Norwegian’s customers showed to long for the carrier’s holiday destinations, creating strong demand for the peak of the summer season, delivering great results for Q2 2022.
In Q3 of 2022, Norwegian saw over 6 million passengers despite congestion and challenges in the industry for airports across the EU. However, almost all scheduled flights were operated.
Across Q3, 6.1 million passengers total, heavily lifted up from 2.5 million in the same quarter of 2021. Load factor also saw an increase to 88.8 percent compared to 73.1 percent in the same period last year and 81.2 percent for the previous quarter.
Norwegian Chief Executive Officer Geir Karlsen commented, saying:- “This quarter has demonstrated that we are the reliable Nordic option for customers traveling on their holidays, to visit friends and family, or for business purposes.”
“Many corporate customers choose to fly with Norwegian, and the number of business travelers is now on par with pre-pandemic levels for our most popular domestic business routes.”

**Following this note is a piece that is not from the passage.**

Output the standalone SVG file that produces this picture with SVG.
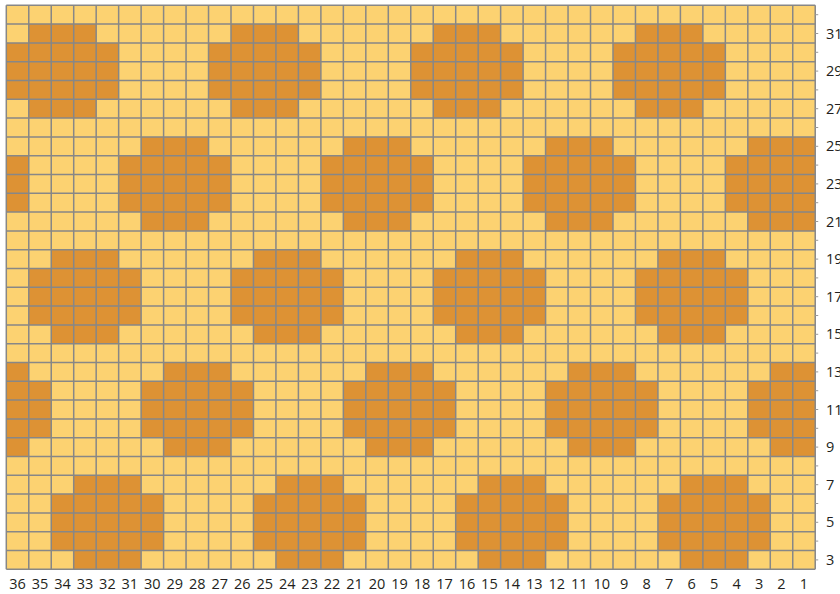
<svg xmlns="http://www.w3.org/2000/svg" xmlns:xlink="http://www.w3.org/1999/xlink" width="840" height="594" viewBox="0 0 840 594">
<style>
.light{fill:#FCD271}
.dark{fill:#DD9234}
.grid{fill:none;stroke:#878787;stroke-width:1.5}
.tick{fill:none;stroke:#9a9a9a;stroke-width:1}
.lbl{font-family:"Open Sans","Liberation Sans",sans-serif;font-size:14.5px;fill:#231F20}
.col{text-anchor:middle}
</style>
<defs>
<path id="m" d="M22.47 0H89.88V18.8H112.35V75.2H89.88V94H22.47V75.2H0V18.8H22.47Z"/>
<clipPath id="gc"><rect x="6.3" y="5.3" width="808.92" height="564"/></clipPath>
</defs>
<rect width="840" height="594" fill="#FFFFFF"/>
<g id="chart">
<rect class="light" x="6.3" y="5.3" width="808.92" height="564"/>
<g id="motifs" class="dark" clip-path="url(#gc)">
<use href="#m" x="6.3" y="24.1"/>
<use href="#m" x="208.53" y="24.1"/>
<use href="#m" x="410.76" y="24.1"/>
<use href="#m" x="612.99" y="24.1"/>
<use href="#m" x="-83.58" y="136.9"/>
<use href="#m" x="118.65" y="136.9"/>
<use href="#m" x="320.88" y="136.9"/>
<use href="#m" x="523.11" y="136.9"/>
<use href="#m" x="725.34" y="136.9"/>
<use href="#m" x="28.77" y="249.7"/>
<use href="#m" x="231" y="249.7"/>
<use href="#m" x="433.23" y="249.7"/>
<use href="#m" x="635.46" y="249.7"/>
<use href="#m" x="-61.11" y="362.5"/>
<use href="#m" x="141.12" y="362.5"/>
<use href="#m" x="343.35" y="362.5"/>
<use href="#m" x="545.58" y="362.5"/>
<use href="#m" x="747.81" y="362.5"/>
<use href="#m" x="51.24" y="475.3"/>
<use href="#m" x="253.47" y="475.3"/>
<use href="#m" x="455.7" y="475.3"/>
<use href="#m" x="657.93" y="475.3"/>
</g>
<path id="hlines" class="grid" d="M6.3 5.3H815.22M6.3 24.1H815.22M6.3 42.9H815.22M6.3 61.7H815.22M6.3 80.5H815.22M6.3 99.3H815.22M6.3 118.1H815.22M6.3 136.9H815.22M6.3 155.7H815.22M6.3 174.5H815.22M6.3 193.3H815.22M6.3 212.1H815.22M6.3 230.9H815.22M6.3 249.7H815.22M6.3 268.5H815.22M6.3 287.3H815.22M6.3 306.1H815.22M6.3 324.9H815.22M6.3 343.7H815.22M6.3 362.5H815.22M6.3 381.3H815.22M6.3 400.1H815.22M6.3 418.9H815.22M6.3 437.7H815.22M6.3 456.5H815.22M6.3 475.3H815.22M6.3 494.1H815.22M6.3 512.9H815.22M6.3 531.7H815.22M6.3 550.5H815.22M6.3 569.3H815.22"/>
<path id="vlines" class="grid" d="M6.3 5.3V569.3M28.77 5.3V569.3M51.24 5.3V569.3M73.71 5.3V569.3M96.18 5.3V569.3M118.65 5.3V569.3M141.12 5.3V569.3M163.59 5.3V569.3M186.06 5.3V569.3M208.53 5.3V569.3M231 5.3V569.3M253.47 5.3V569.3M275.94 5.3V569.3M298.41 5.3V569.3M320.88 5.3V569.3M343.35 5.3V569.3M365.82 5.3V569.3M388.29 5.3V569.3M410.76 5.3V569.3M433.23 5.3V569.3M455.7 5.3V569.3M478.17 5.3V569.3M500.64 5.3V569.3M523.11 5.3V569.3M545.58 5.3V569.3M568.05 5.3V569.3M590.52 5.3V569.3M612.99 5.3V569.3M635.46 5.3V569.3M657.93 5.3V569.3M680.4 5.3V569.3M702.87 5.3V569.3M725.34 5.3V569.3M747.81 5.3V569.3M770.28 5.3V569.3M792.75 5.3V569.3M815.22 5.3V569.3"/>
<path id="ticks" class="tick" d="M815.22 14.7h3M815.22 33.5h3M815.22 52.3h3M815.22 71.1h3M815.22 89.9h3M815.22 108.7h3M815.22 127.5h3M815.22 146.3h3M815.22 165.1h3M815.22 183.9h3M815.22 202.7h3M815.22 221.5h3M815.22 240.3h3M815.22 259.1h3M815.22 277.9h3M815.22 296.7h3M815.22 315.5h3M815.22 334.3h3M815.22 353.1h3M815.22 371.9h3M815.22 390.7h3M815.22 409.5h3M815.22 428.3h3M815.22 447.1h3M815.22 465.9h3M815.22 484.7h3M815.22 503.5h3M815.22 522.3h3M815.22 541.1h3M815.22 559.9h3"/>
</g>
<g id="row-labels" class="lbl">
<text x="826" y="38.5">31</text>
<text x="826" y="76.1">29</text>
<text x="826" y="113.7">27</text>
<text x="826" y="151.3">25</text>
<text x="826" y="188.9">23</text>
<text x="826" y="226.5">21</text>
<text x="826" y="264.1">19</text>
<text x="826" y="301.7">17</text>
<text x="826" y="339.3">15</text>
<text x="826" y="376.9">13</text>
<text x="826" y="414.5">11</text>
<text x="826" y="452.1">9</text>
<text x="826" y="489.7">7</text>
<text x="826" y="527.3">5</text>
<text x="826" y="564.9">3</text>
</g>
<g id="col-labels" class="lbl col">
<text x="17.54" y="589">36</text>
<text x="40.01" y="589">35</text>
<text x="62.48" y="589">34</text>
<text x="84.95" y="589">33</text>
<text x="107.42" y="589">32</text>
<text x="129.89" y="589">31</text>
<text x="152.36" y="589">30</text>
<text x="174.83" y="589">29</text>
<text x="197.3" y="589">28</text>
<text x="219.77" y="589">27</text>
<text x="242.24" y="589">26</text>
<text x="264.71" y="589">25</text>
<text x="287.18" y="589">24</text>
<text x="309.65" y="589">23</text>
<text x="332.12" y="589">22</text>
<text x="354.59" y="589">21</text>
<text x="377.06" y="589">20</text>
<text x="399.53" y="589">19</text>
<text x="422" y="589">18</text>
<text x="444.47" y="589">17</text>
<text x="466.94" y="589">16</text>
<text x="489.41" y="589">15</text>
<text x="511.88" y="589">14</text>
<text x="534.35" y="589">13</text>
<text x="556.82" y="589">12</text>
<text x="579.29" y="589">11</text>
<text x="601.76" y="589">10</text>
<text x="624.23" y="589">9</text>
<text x="646.7" y="589">8</text>
<text x="669.17" y="589">7</text>
<text x="691.64" y="589">6</text>
<text x="714.11" y="589">5</text>
<text x="736.58" y="589">4</text>
<text x="759.05" y="589">3</text>
<text x="781.52" y="589">2</text>
<text x="803.99" y="589">1</text>
</g>
</svg>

“Demand is expected to soften as we enter the winter trading period, but Norwegian is well prepared for this through flexible fleet arrangements, rigorous route planning, and sound collaboration with our colleagues and unions,”
New agreement for greater connections
As Norwegian recently publicly announced, they have initiated cooperation with airline Widerøe (WF), which serves a majority of the remote airports in which a Boeing 737-800 won’t be able to fit.
The new agreement will spark new possibilities in connectivity to the smaller cities, especially up north, where the “milk-route service” and aircraft are a must-have to be able to get to places.
In the press release issued by Norwegian themselves, it’s written about the new agreement: “The co-operation agreement between Norwegian and Widerøe was finalized in September and will provide corporate and leisure travelers with additional choice and flexibility.”
“Under this agreement, the two companies will co-operate on key strategic initiatives, including ticket sales, enabling passengers to travel seamlessly across the entire route network of both airlines.”
Well prepared for the winter season
As the aviation and airline industry is closing in on the winter season, CEO Geir Karlsen expresses that they are ready for the season, saying:-
“While demand for air travel may be impacted by the current macro-economic and geopolitical uncertainty, booking trends remain encouraging with an increasing number of passengers choosing to fly with Norwegian.”
Throughout the 2022/2023 winter season, Norwegian will utilize their flexible leasing agreements with an approximate 25 percent capacity reduction.
Since the two last horrible years for airlines and the aviation industry, Norwegian seems to be recovering greatly, at least their passenger and load factor numbers do.
With a travel bonanza this summer, as borders opened, Norwegian saw massive passenger numbers and full flights, something that definitely gave the carrier a small boost back into the “normal days” of air travel, and it’s obvious these results continue growing with strong numbers.